| WHAT IS ASKED |
Omit the images, then output each of the records below exactly.

begin RECORDS FOR THE TASK

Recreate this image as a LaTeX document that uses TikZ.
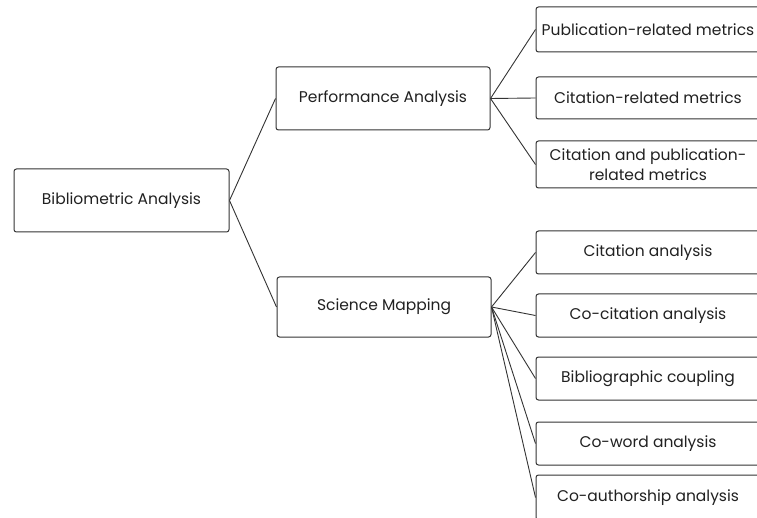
\documentclass[tikz,border=0pt]{standalone}
\usepackage{fontspec}
\setmainfont{Poppins}
\usetikzlibrary{positioning}
\definecolor{mgray}{rgb}{0.2, 0.2, 0.2}
\definecolor{mtext}{rgb}{0.13, 0.13, 0.13}
\tikzset{box/.style = {draw=mgray, line width=1pt, rounded corners=2.5pt,
                       fill=white, text=mtext, align=center, inner sep=2pt,
                       font=\fontsize{15.5}{20}\selectfont},
         leaf/.style = {box, minimum width=224pt, minimum height=43pt},
         link/.style = {draw=mgray, line width=0.9pt}}

\begin{document}
\begin{tikzpicture}[x=1pt, y=-1pt]
    \useasboundingbox (0, 0) rectangle (757, 518);
    \clip (0, 0) rectangle (757, 518);

    \node [box, minimum width=215pt, minimum height=63pt] (root) at (121.5, 200.5) {Bibliometric Analysis};
    \node [box, minimum width=214pt, minimum height=63pt] (perf) at (383, 98.5) {Performance Analysis};
    \node [box, minimum width=214pt, minimum height=60pt] (sci) at (384, 307) {Science Mapping};

    \node [leaf, minimum height=45pt] (pub) at (648, 29.5) {Publication-related metrics};
    \node [leaf, minimum height=42pt] (cit) at (648, 98) {Citation-related metrics};
    \node [leaf, minimum height=47pt] (both) at (648, 164.5) {Citation and publication-\\related metrics};

    \node [leaf] (cita) at (648, 252.5) {Citation analysis};
    \node [leaf] (cocit) at (648, 315.5) {Co-citation analysis};
    \node [leaf] (bib) at (648, 378.5) {Bibliographic coupling};
    \node [leaf] (coword) at (648, 443.5) {Co-word analysis};
    \node [leaf, minimum height=45pt] (coauth) at (648, 497.5) {Co-authorship analysis};

    \draw [link] (root.east) -- (perf.west);
    \draw [link] (root.east) -- (sci.west);
    \foreach \leafname in {pub, cit, both}
        \draw [link] (perf.east) -- (\leafname.west);
    \foreach \leafname in {cita, cocit, bib, coword, coauth}
        \draw [link] (sci.east) -- (\leafname.west);
\end{tikzpicture}
\end{document}
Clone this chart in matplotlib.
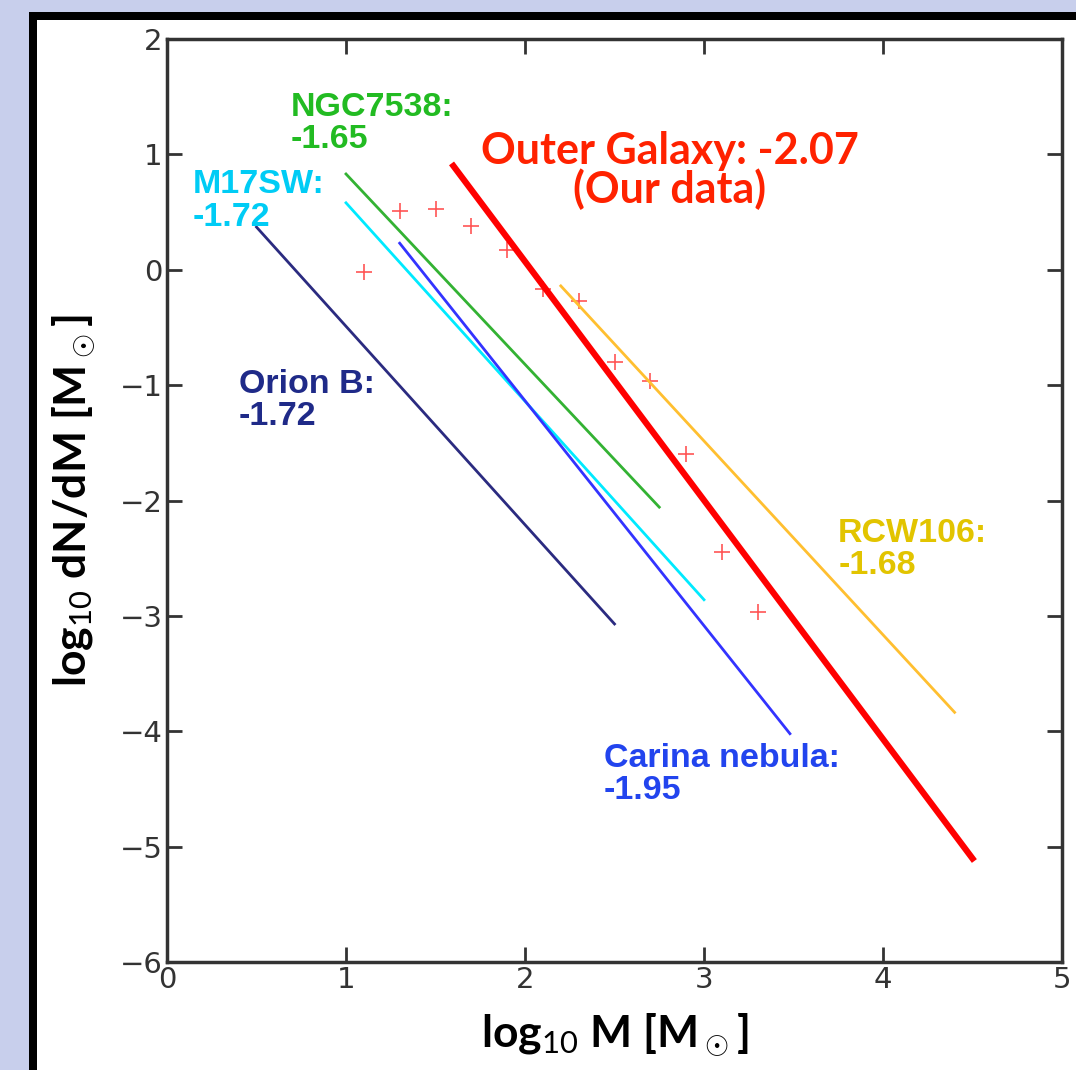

end RECORDS FOR THE TASK

| RESPONSE |
Recreate this image as a LaTeX document that uses TikZ.
\documentclass[tikz,border=0pt]{standalone}
\usepackage{fontspec}
\setmainfont{Poppins}
\usetikzlibrary{positioning}
\definecolor{mgray}{rgb}{0.2, 0.2, 0.2}
\definecolor{mtext}{rgb}{0.13, 0.13, 0.13}
\tikzset{box/.style = {draw=mgray, line width=1pt, rounded corners=2.5pt,
                       fill=white, text=mtext, align=center, inner sep=2pt,
                       font=\fontsize{15.5}{20}\selectfont},
         leaf/.style = {box, minimum width=224pt, minimum height=43pt},
         link/.style = {draw=mgray, line width=0.9pt}}

\begin{document}
\begin{tikzpicture}[x=1pt, y=-1pt]
    \useasboundingbox (0, 0) rectangle (757, 518);
    \clip (0, 0) rectangle (757, 518);

    \node [box, minimum width=215pt, minimum height=63pt] (root) at (121.5, 200.5) {Bibliometric Analysis};
    \node [box, minimum width=214pt, minimum height=63pt] (perf) at (383, 98.5) {Performance Analysis};
    \node [box, minimum width=214pt, minimum height=60pt] (sci) at (384, 307) {Science Mapping};

    \node [leaf, minimum height=45pt] (pub) at (648, 29.5) {Publication-related metrics};
    \node [leaf, minimum height=42pt] (cit) at (648, 98) {Citation-related metrics};
    \node [leaf, minimum height=47pt] (both) at (648, 164.5) {Citation and publication-\\related metrics};

    \node [leaf] (cita) at (648, 252.5) {Citation analysis};
    \node [leaf] (cocit) at (648, 315.5) {Co-citation analysis};
    \node [leaf] (bib) at (648, 378.5) {Bibliographic coupling};
    \node [leaf] (coword) at (648, 443.5) {Co-word analysis};
    \node [leaf, minimum height=45pt] (coauth) at (648, 497.5) {Co-authorship analysis};

    \draw [link] (root.east) -- (perf.west);
    \draw [link] (root.east) -- (sci.west);
    \foreach \leafname in {pub, cit, both}
        \draw [link] (perf.east) -- (\leafname.west);
    \foreach \leafname in {cita, cocit, bib, coword, coauth}
        \draw [link] (sci.east) -- (\leafname.west);
\end{tikzpicture}
\end{document}
Clone this chart in matplotlib.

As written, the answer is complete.